WHAT IS ASKED -
Identify and reproduce every line holding the string "document".

SOURCE MATERIAL -
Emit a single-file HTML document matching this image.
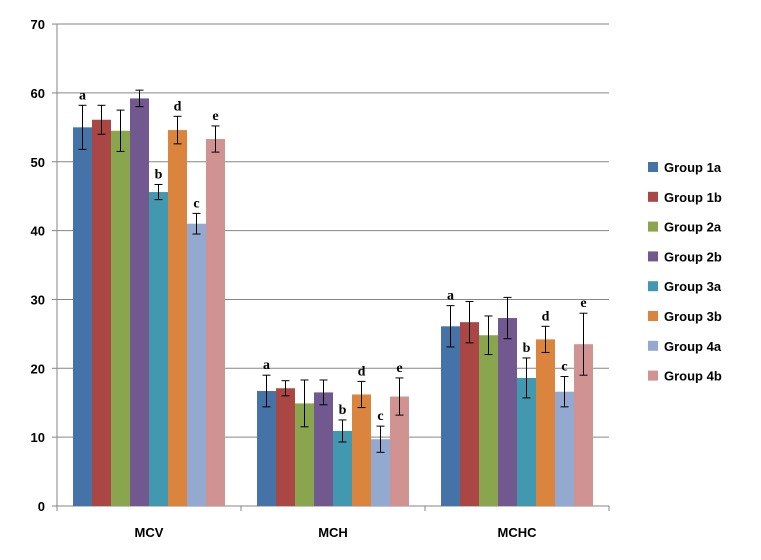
<!DOCTYPE html>
<html><head><meta charset="utf-8"><style>body{margin:0;background:#fff}svg{display:block;font-family:"Liberation Sans",sans-serif}</style></head>
<body>
<svg id="c" width="761" height="560"></svg>
<script>
const categories=["MCV","MCH","MCHC"];
const groups=["Group 1a","Group 1b","Group 2a","Group 2b","Group 3a","Group 3b","Group 4a","Group 4b"];
const colors=["#4572a7","#aa4643","#89a54e","#71588f","#4198af","#db843d","#93a9cf","#d19392"];
const values=[[55,56.1,54.5,59.2,45.6,54.6,41,53.3],[16.7,17.1,14.9,16.5,10.9,16.2,9.7,15.9],[26.1,26.7,24.8,27.3,18.6,24.2,16.6,23.5]];
const errors=[[3.2,2.1,3,1.2,1.1,2,1.5,1.9],[2.3,1.1,3.4,1.8,1.6,1.9,1.9,2.7],[3,3,2.8,3,2.9,1.9,2.2,4.5]];
const letters=["a","","","","b","d","c","e"];
const yTicks=[0,10,20,30,40,50,60,70];
const NS="http://www.w3.org/2000/svg",svg=document.getElementById('c');
const x0=57,catW=184,barW=19,pad=16,y0=506,pxPer=6.885;
const Y=v=>y0-v*pxPer;
function mk(t,a,txt){const e=document.createElementNS(NS,t);for(const k in a)e.setAttribute(k,a[k]);if(txt!==undefined)e.textContent=txt;svg.appendChild(e);return e;}
yTicks.forEach(t=>{
 if(t>0){const g=mk('line',{x1:x0,x2:x0+3*catW,y1:Y(t),y2:Y(t),stroke:'#868686','stroke-width':1});
 
 }
 const l=mk('text',{x:x0-12,y:Y(t)+5,'text-anchor':'end','font-size':13,'font-weight':'bold',fill:'#000'},t);
 
 
 mk('line',{x1:x0-5,x2:x0,y1:Y(t),y2:Y(t),stroke:'#868686'});
});
mk('line',{x1:x0,x2:x0,y1:Y(70),y2:y0,stroke:'#868686'});
mk('line',{x1:x0,x2:x0+3*catW,y1:y0,y2:y0,stroke:'#868686'});
categories.forEach((c,ci)=>{
 for(let k=0;k<=3;k++)mk('line',{x1:x0+k*catW,x2:x0+k*catW,y1:y0,y2:y0+5,stroke:'#868686'});
 const cl=mk('text',{x:x0+ci*catW+catW/2,y:537,'text-anchor':'middle','font-size':13,'font-weight':'bold'},c);
 
 
 values[ci].forEach((v,gi)=>{
  const bx=x0+ci*catW+pad+gi*barW;
  const r=mk('rect',{x:bx,y:Y(v),width:barW,height:y0-Y(v),fill:colors[gi]});
  
  
  const cx=bx+barW/2,e=errors[ci][gi];
  mk('line',{x1:cx,x2:cx,y1:Y(v+e),y2:Y(v-e),stroke:'#000','stroke-width':1});
  mk('line',{x1:cx-4,x2:cx+4,y1:Y(v+e),y2:Y(v+e),stroke:'#000'});
  mk('line',{x1:cx-4,x2:cx+4,y1:Y(v-e),y2:Y(v-e),stroke:'#000'});
  if(letters[gi]){const t=mk('text',{x:cx,y:Y(v+e)-6,'text-anchor':'middle','font-size':14,'font-weight':'bold','font-family':'Liberation Serif, serif'},letters[gi]);
   
   }
 });
});
groups.forEach((g,gi)=>{
 const y=167+gi*29.8;
 const s=mk('rect',{x:648,y:y-5,width:10,height:10,fill:colors[gi]});
 
 
 const t=mk('text',{x:664,y:y+5,'font-size':13,'font-weight':'bold'},g);
 
 
});
</script>
</body></html>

ANSWER BELOW -
Emit a single-file HTML document matching this image.
const NS="http://www.w3.org/2000/svg",svg=document.getElementById('c');
function mk(t,a,txt){const e=document.createElementNS(NS,t);for(const k in a)e.setAttribute(k,a[k]);if(txt!==undefined)e.textContent=txt;svg.appendChild(e);return e;}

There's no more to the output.